A figura de Elizabeth II é enraizada na cultura britânica e para a maioria dos nativos, estar presente em momentos como esse é uma forma de honrar e de reconhecer alguém que serviu à nação por anos. The Queen (Vossa Majestade, em português), como também era chamada, foi a rainha mais longeva da nação em toda a história da Grã-Bretanha. Foram 70 anos de reinado. O luto coletivo que paira no centro de Londres desde o anúncio da morte dela, na última quinta-feira (8/9), faz jovens e pessoas mais velhas reconhecerem que o momento é “uma honra ao passado”.

É o caso de Helen Brown, 24, que entrou na fila com a família, sem saber se chegaria até o final. “Tenho que trabalhar hoje, por isso vim de madrugada. É estranho pensar que ela se foi. Os primeiros-ministros mudam o tempo todo, mas ela sempre esteve lá”, compartilha. A britânica também reflete como esse momento solene é motivo de união para muitos, mas também de estranhamento. “É curioso. Quando se trata de emoções, preferimos lidar com elas de forma privada, não em uma fila imensa que dura horas. Mas é isso que estamos fazendo hoje”, completou.

Transporte

O britânico Sam Brown, 29, simboliza todos os ritos que estão por trás do velório mais organizado de toda a Inglaterra. Ele é planejador de rotas de transporte em Londres e, ao longo dos últimos 10 anos, esteve presente em diversas reuniões que pensaram sobre o momento histórico. Na fila, Sam lembra desses encontros, os quais organizavam o tráfego da população para o dia da morte da rainha. Entre um turno e outro de trabalho, ele arrisca ver o caixão da monarca de perto. “Passamos os últimos dez anos planejando as rotas dos trens da cidade caso ela morresse. E o dia chegou. Não parece real, esse momento ainda é estranho para mim”, transparece.

Brasil

O brasileiro Douglas Martins, 31, não está na fila ainda, mas se sente pronto para entrar nela. Morador de Dublin, na Irlanda, ele viajará para Londres apenas para a ocasião. “O que me motiva é o poder feminino que ela representou tão bravamente, abdicando da vida dela, em prol do povo e do país.”

Tradição

No coração do Palácio de Westminster, onde ocorre a visitação pública do caixão de Elizabeth II, foi também o local no qual a Rainha Mãe teve seu corpo velado, em 2002. O britânico Alan Dod, 46, compareceu a ambos. “Era uma experiência que eu tinha que dar continuação. É a minha forma de agradecer”, disse. Dod pernoitou na fila por 8 horas só para ver o caixão de perto.
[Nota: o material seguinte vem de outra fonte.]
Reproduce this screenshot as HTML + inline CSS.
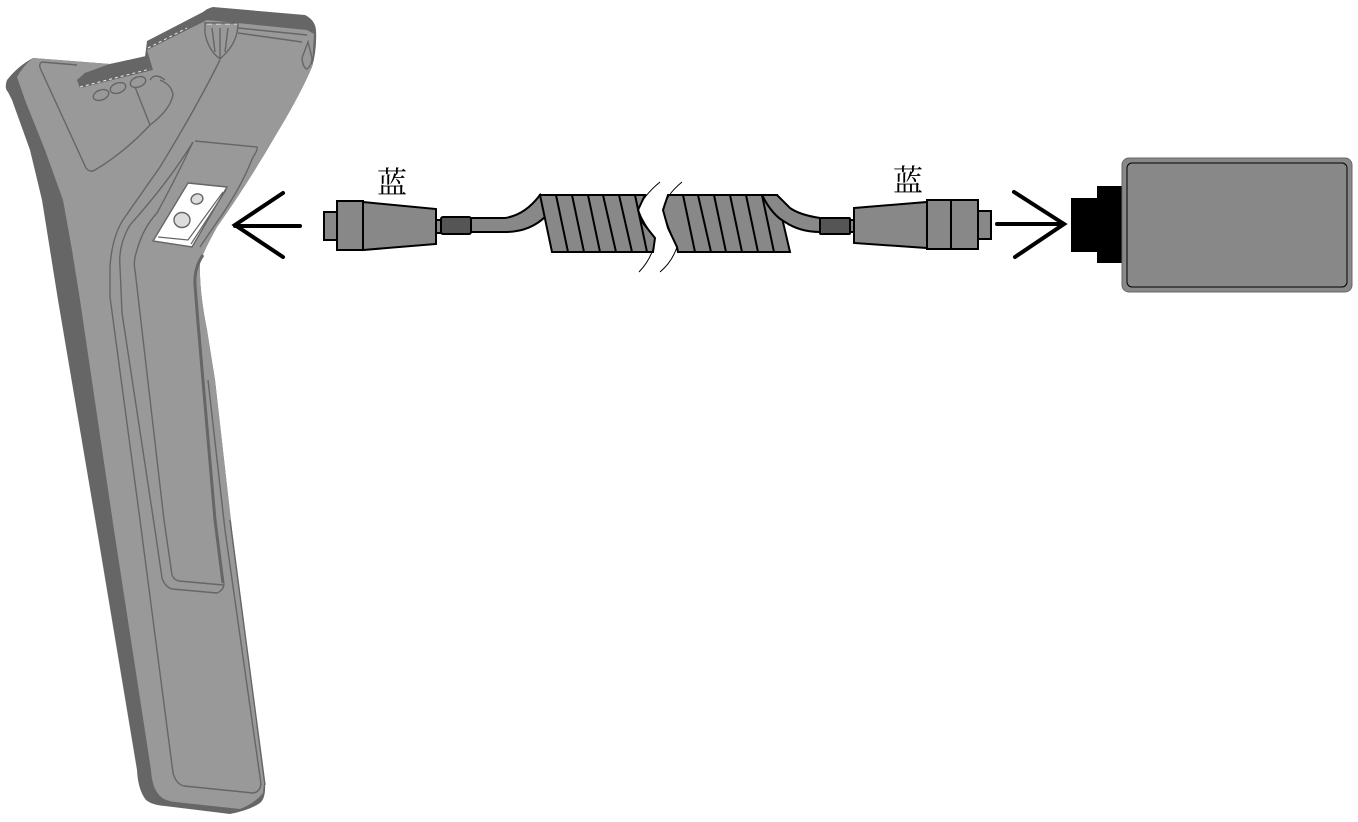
<!DOCTYPE html>
<html><head><meta charset="utf-8"><style>
html,body{margin:0;padding:0;background:#fff}
svg{display:block}
text{font-family:"Liberation Serif","Noto Serif CJK SC",serif;font-size:30px;fill:#000}
</style></head><body>
<svg width="1358" height="822" viewBox="0 0 1358 822" xmlns="http://www.w3.org/2000/svg">
<!-- handle: dark shell -->
<path fill="#666" d="M33,58 Q18,66 7,80 Q4,88 8,92 L12,100 L30,150 L42,200 L50,250 L58,300 L97,530 L137,770 Q138,790 146,800 Q152,805 165,806 L230,814 Q250,810 260,803 Q266,798 265,783 L232,530 L215,380 L207,330 Q199,290 200,263 Q203,252 217,227 Q250,180 277,133 Q300,95 312,67 Q317,50 316,30 Q315,20 305,15 L213,7 Q208,8 203,12 L147,41 L145,57 L110,64 Z"/>
<!-- handle: light face -->
<path fill="#999" d="M33,58 Q24,65 17,77 L25,100 L45,150 L63,200 L72,250 L80,300 L114,530 L151,770 Q152,788 160,796 Q165,801 175,802 L240,809 Q255,803 263,793 L264,783 L232,530 L215,380 L207,330 Q199,290 200,263 Q203,252 217,227 Q250,180 277,133 Q300,95 312,67 L314,34 L307,30 L207,20 L147,50 L153,70 L80,88 L77,80 L85,73 L110,64 Z"/>
<path fill="#666" d="M77,80 L85,73 L110,64 L146,56 L150,68 L80,88 Z"/>
<path fill="none" stroke="#eee" stroke-width="1" stroke-dasharray="3 3" d="M80,87 L150,69 M148,48 L187,28"/>
<path fill="none" stroke="#eee" stroke-width="1" stroke-dasharray="5 4" d="M207,24 L238,24"/>
<!-- inner lines -->
<g fill="none" stroke="#666" stroke-width="1.4">
<path d="M77,65 L42,62 Q38,64 41,70 L86,168 Q90,173 95,170 Q125,152 150,125 Q170,110 173,95 Q172,85 160,80"/>
<path d="M135,87 L150,125"/>
<ellipse cx="101" cy="95" rx="8" ry="5" transform="rotate(-20 101 95)"/>
<ellipse cx="118" cy="88" rx="8" ry="5" transform="rotate(-20 118 88)"/>
<ellipse cx="138" cy="82" rx="8" ry="5" transform="rotate(-20 138 82)"/>
<path d="M150,80 Q155,72 165,80"/>
<path d="M220,60 Q195,110 160,167 L125,217 Q112,235 110,267 L110,297 L140,520 L173,773 Q176,784 184,786 L253,793 Q260,792 261,784 L225,530 L208,380"/>
<path d="M193,142 Q170,180 130,225 Q118,245 120,267 L122,313 L155,530 L162,578 Q165,587 172,589 L217,593 Q224,590 224,583"/>
<path d="M193,142 Q175,180 157,213 Q143,228 137,250 Q133,262 135,270 L164,520 L172,575 Q174,580 179,581 L223,585"/>
<path d="M195,141 L257,147 Q258,150 253,157 Q240,190 217,222 Q208,235 200,247"/>
<path d="M205,23 L238,23 Q238,40 226,53 L220,59 Q208,50 205,33 Z M212,28 L215,52 M220,28 L220,58 M228,28 L225,52"/>
<path d="M238,28 L307,35 M238,33 L302,42"/>
<path d="M308,42 L302,58 Q303,68 307,69 Q312,65 312,58 Z"/>
<path d="M230,520 L265,785"/>
</g>
<path fill="none" stroke="#666" stroke-width="3" d="M203,255 Q194,268 195,285 L198,323 L215,520 L223,583"/>
<!-- plate -->
<path fill="#fff" stroke="#666" stroke-width="1.4" d="M188,183 L227,187 L192,247 L153,241 Z"/>
<path fill="none" stroke="#666" stroke-width="1.2" d="M223,192 L188,240 L158,237 M226,190 L191,244"/>
<ellipse cx="197" cy="199" rx="6" ry="5" fill="#ddd" stroke="#666" stroke-width="1.4" transform="rotate(-20 197 199)"/>
<ellipse cx="182" cy="220" rx="8" ry="7.5" fill="#ddd" stroke="#666" stroke-width="1.4"/>
<!-- arrows -->
<g fill="none" stroke="#000" stroke-width="4" stroke-linecap="round">
<path d="M283,193 L235,225 L283,257 M235,226 L300,226"/>
<path d="M1014,192 L1064,224 L1015,257 M997,224 L1064,224"/>
</g>
<!-- left connector -->
<g stroke="#000" stroke-width="2" fill="#888">
<rect x="324" y="212" width="13" height="28"/>
<rect x="337" y="201" width="26" height="49"/>
<path d="M363,202 L436,209 L436,244 L363,250 Z"/>
<rect x="436" y="220" width="5" height="13"/>
<path d="M470,218 L505,218 Q525,215 540,195 L546,216 Q530,232 505,232 L470,232 Z"/>
<rect x="441" y="217" width="30" height="17" rx="2" fill="#555"/>
<path d="M540,195 L645,195 L638,210 L643,223 L655,238 L653,252 L552,252 Z"/>
<path fill="none" d="M556,195 L568,252 M572,195 L584,252 M588,195 L600,252 M603,195 L616,252 M619,195 L632,252 M635,195 L647,252"/>
</g>
<!-- right connector -->
<g stroke="#000" stroke-width="2" fill="#888">
<path d="M668,195 L777,195 L783,222 L790,252 L678,252 L677,247 L668,228 L663,210 Z"/>
<path fill="none" d="M683,195 L695,252 M698,195 L711,252 M714,195 L726,252 M730,195 L742,252 M746,195 L758,252"/>
<path d="M762,195 Q772,215 785,222 Q800,232 820,232 L820,218 Q800,215 790,208 L777,195 Z"/>
<path fill="none" d="M762,195 L774,252"/>
<rect x="820" y="218" width="30" height="16" rx="1" fill="#555"/>
<rect x="850" y="220" width="5" height="12"/>
<path d="M854,208 L927,202 L927,248 L854,243 Z"/>
<rect x="927" y="200" width="24" height="49"/>
<rect x="951" y="200" width="27" height="49"/>
<rect x="978" y="211" width="13" height="28"/>
</g>
<!-- break lines -->
<g fill="none" stroke="#000" stroke-width="1">
<path d="M660,182 Q643,196 638,210 Q645,226 655,238 Q654,256 639,272"/>
<path d="M682,182 Q665,196 663,210 Q668,228 677,247 Q672,262 660,272"/>
</g>
<!-- box -->
<rect x="1071" y="198" width="27" height="54" fill="#000"/>
<rect x="1097" y="186" width="26" height="77" fill="#000"/>
<rect x="1122" y="158" width="230" height="134" rx="7" fill="#888" stroke="#666" stroke-width="1"/>
<rect x="1127" y="163" width="220" height="124" rx="5" fill="#888" stroke="#000" stroke-width="1"/>
<text x="377" y="193">蓝</text>
<text x="893" y="191">蓝</text>
</svg>
</body></html>
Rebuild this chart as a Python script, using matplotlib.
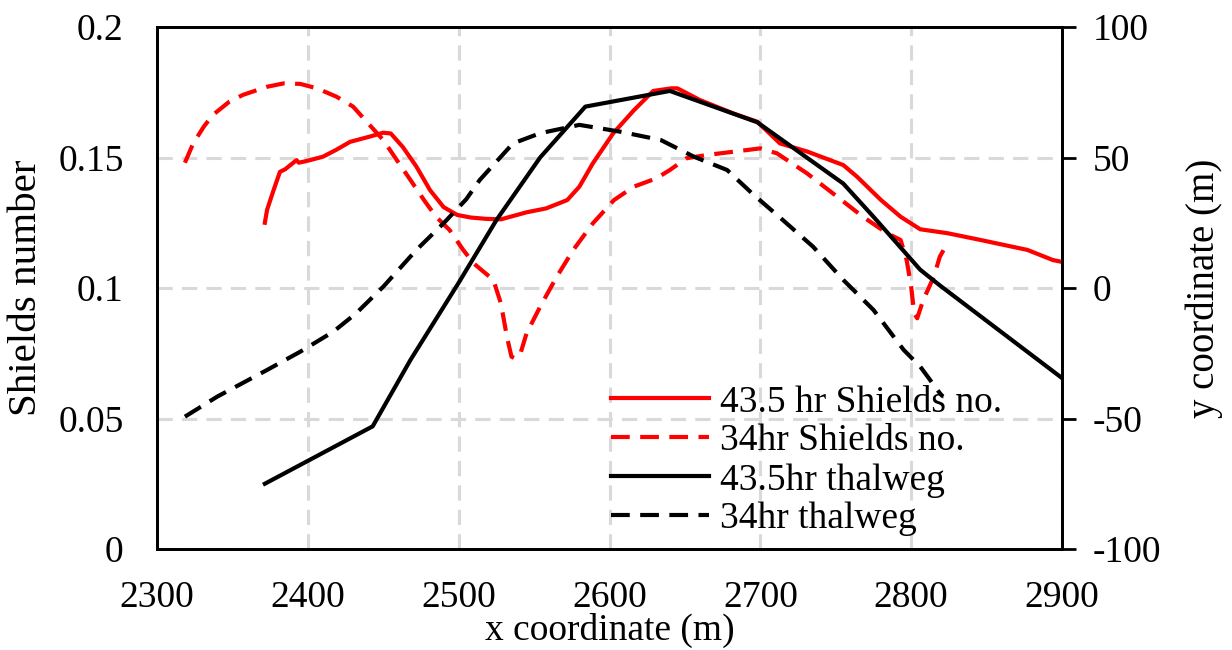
import matplotlib
matplotlib.use("Agg")
import matplotlib.pyplot as plt
from matplotlib.lines import Line2D

# 43.5 hr Shields number (left axis)
x_sh435 = [2371.5, 2373, 2377, 2381.5, 2385, 2392.5, 2394, 2398, 2401.5, 2410, 2419, 2428, 2441, 2450, 2455,
           2463, 2472, 2481, 2490, 2499, 2508, 2518, 2528, 2545, 2558, 2572, 2580, 2589, 2602.5, 2616, 2629,
           2641, 2645, 2660, 2682, 2698, 2713, 2731, 2755, 2764, 2780, 2793, 2806, 2824, 2846, 2877, 2894, 2900]
y_sh435 = [0.125, 0.130, 0.137, 0.1445, 0.1455, 0.149, 0.148, 0.1485, 0.149, 0.1503, 0.153, 0.156, 0.158,
           0.1595, 0.1592, 0.154, 0.1465, 0.1375, 0.131, 0.128, 0.127, 0.1265, 0.1263, 0.129, 0.1305, 0.1337,
           0.1388, 0.1478, 0.1593, 0.168, 0.1755, 0.1765, 0.1765, 0.172, 0.1669, 0.1637, 0.1554, 0.1523,
           0.1471, 0.1427, 0.1337, 0.1273, 0.1225, 0.121, 0.1184, 0.1146, 0.1107, 0.110]

# 34 hr Shields number (left axis)
x_sh34 = [2318.5, 2324, 2331, 2337, 2348, 2357, 2373, 2384, 2395, 2406, 2419, 2430, 2439, 2450, 2459, 2468,
          2477, 2485, 2494, 2503, 2510, 2523, 2528, 2532, 2535, 2537.5, 2541, 2545, 2554, 2565, 2576, 2589,
          2603, 2616, 2631, 2640, 2651, 2665, 2682, 2700, 2711, 2731, 2748, 2768, 2784, 2793, 2797, 2800,
          2802, 2804, 2808, 2815, 2819, 2824]
y_sh34 = [0.148, 0.1554, 0.1618, 0.1663, 0.1714, 0.174, 0.1771, 0.1784, 0.1782, 0.1765, 0.1733, 0.1695,
          0.1637, 0.1567, 0.149, 0.1414, 0.1337, 0.1273, 0.1222, 0.1146, 0.1094, 0.1031, 0.0941, 0.0813,
          0.0737, 0.073, 0.075, 0.0826, 0.0928, 0.1043, 0.1146, 0.1248, 0.1337, 0.1388, 0.142, 0.1452,
          0.1497, 0.151, 0.1522, 0.1535, 0.1516, 0.1439, 0.1363, 0.1273, 0.121, 0.1184, 0.1107, 0.1005,
          0.0903, 0.0884, 0.0954, 0.1043, 0.112, 0.1171]

# 43.5 hr thalweg (right axis)
x_th435 = [2371.5, 2443, 2468, 2500, 2525, 2554, 2584, 2640, 2698, 2755, 2775, 2806, 2819, 2900]
y_th435 = [-75, -53, -27.6, 2, 26, 50, 69.5, 75.5, 63.5, 40, 27.3, 7, 1, -34.5]

# 34 hr thalweg (right axis)
x_th34 = [2318.5, 2340, 2373, 2395, 2417, 2432, 2450, 2472, 2490, 2505, 2514, 2536, 2554, 2580, 2607, 2634,
          2656, 2678, 2695, 2715, 2735, 2755, 2775, 2795, 2806, 2819, 2821]
y_th34 = [-49.3, -41.6, -31.4, -24.4, -16.7, -9.7, 0.5, 14.6, 24.8, 34, 41.4, 55.4, 59.3, 62.5, 59.9, 56.7,
          50.3, 45.2, 36, 26, 15.8, 3.1, -8.4, -23.7, -30.1, -40.3, -41.6]

x_ticks = [2300, 2400, 2500, 2600, 2700, 2800, 2900]
left_ticks = [0, 0.05, 0.1, 0.15, 0.2]
left_ticklabels = ["0", "0.05", "0.1", "0.15", "0.2"]
right_ticks = [-100, -50, 0, 50, 100]
labels = ["43.5 hr Shields no.", "34hr Shields no.", "43.5hr thalweg", "34hr thalweg"]

plt.rcParams['font.family'] = ['Liberation Serif', 'DejaVu Serif']
plt.rcParams['axes.unicode_minus'] = False
FS = 27

fig = plt.figure(figsize=(12.32, 6.5), dpi=100)
ax = fig.add_axes([157/1232, 101/650, 905/1232, 522/650])
ax2 = ax.twinx()

lw = 3
dash = (4.5, 2.5)
ax.plot(x_sh435, y_sh435, color='#ff0000', lw=lw, zorder=3)
ax.plot(x_sh34, y_sh34, color='#ff0000', lw=lw, dashes=dash, zorder=3)
ax2.plot(x_th435, y_th435, color='black', lw=lw)
ax2.plot(x_th34, y_th34, color='black', lw=lw, dashes=dash)

ax.set_xlim(2300, 2900)
ax.set_ylim(0, 0.2)
ax2.set_ylim(-100, 100)
ax.set_xticks(x_ticks)
ax.set_yticks(left_ticks)
ax.set_yticklabels(left_ticklabels)
ax2.set_yticks(right_ticks)

ax.grid(True, color='#d9d9d9', lw=2.2, linestyle=(0, (5, 3)))
ax.set_axisbelow(True)

ax.tick_params(axis='both', length=0, labelsize=FS)
ax.tick_params(axis='x', pad=23)
ax.tick_params(axis='y', pad=24)
ax2.tick_params(axis='y', length=10, width=2, direction='out', labelsize=FS, pad=12)

for a in (ax, ax2):
    for s in a.spines.values():
        s.set_linewidth(2)
        s.set_color('black')

ax.set_xlabel("x coordinate (m)", fontsize=FS)
ax.set_ylabel("Shields number", fontsize=29.5)
ax2.set_ylabel("y coordinate (m)", fontsize=28)
ax.xaxis.set_label_coords(0.5, -0.122)
ax.yaxis.set_label_coords(-0.124, 0.5)
ax2.yaxis.set_label_coords(1.136, 0.5)

handles = [Line2D([], [], color='#ff0000', lw=lw),
           Line2D([], [], color='#ff0000', lw=lw, dashes=dash),
           Line2D([], [], color='black', lw=lw),
           Line2D([], [], color='black', lw=lw, dashes=dash)]
ax2.legend(handles, labels, loc='upper left', bbox_to_anchor=(611/1232, 1 - 385/650),
           bbox_transform=fig.transFigure, frameon=False, fontsize=FS,
           handlelength=2.6, handletextpad=0.3, labelspacing=0.12, borderpad=0, borderaxespad=0)

fig.savefig("out.png", dpi=100)
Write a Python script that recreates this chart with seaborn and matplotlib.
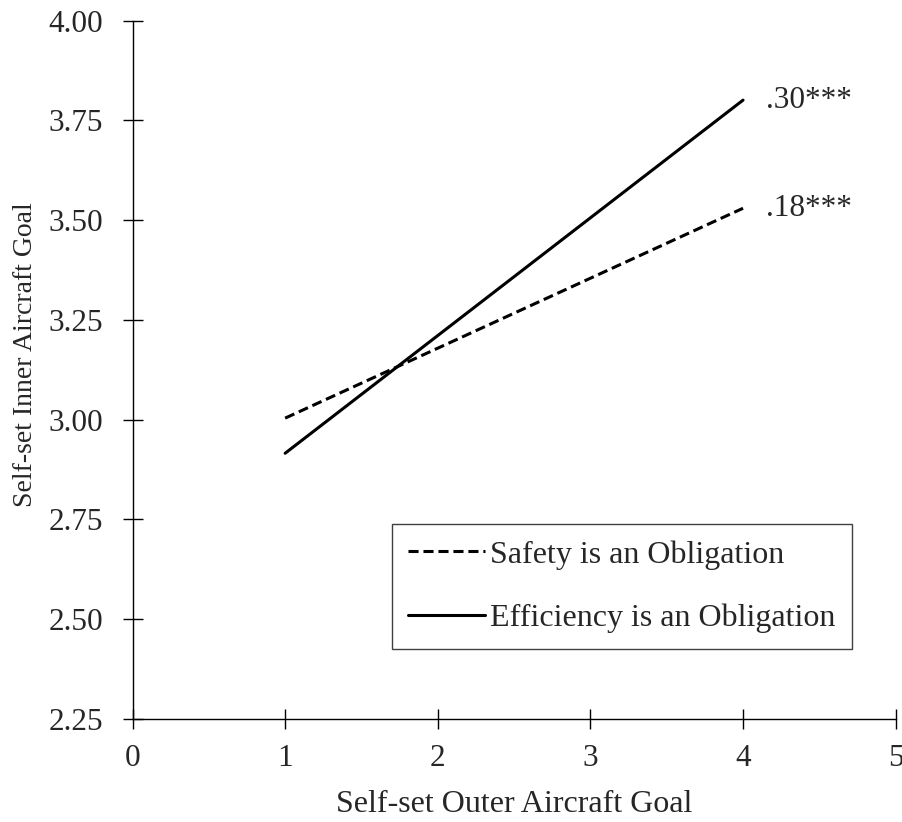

Nas calçadas de Waterloo, Jane Sarkan acompanhou quase todo o reinado de Elizabeth II em vida. A britânica de 60 anos, filha de um indiano e uma inglesa, caminhava na fila que preferiu chamar de “peregrinação”. “É como se fosse isso. Essa jornada a pé é para honrar um exemplo de diplomacia. É uma experiência emocional, mas física também. Nunca haverá alguém como ela”. “Ela vai muito além do rosto estampado em selos e notas de dinheiro. É por isso que estou aqui, fazendo um tributo para uma pessoal real.”

O Estado Deitado (Lying-in-state, em inglês) de Elizabeth II, como é chamado esse estágio do velório, perdura até às 6h30 (horário local) da próxima segunda-feira (19/9). A rainha será enterrada em Windsor, na capela que homenageia o seu pai, o rei George VI.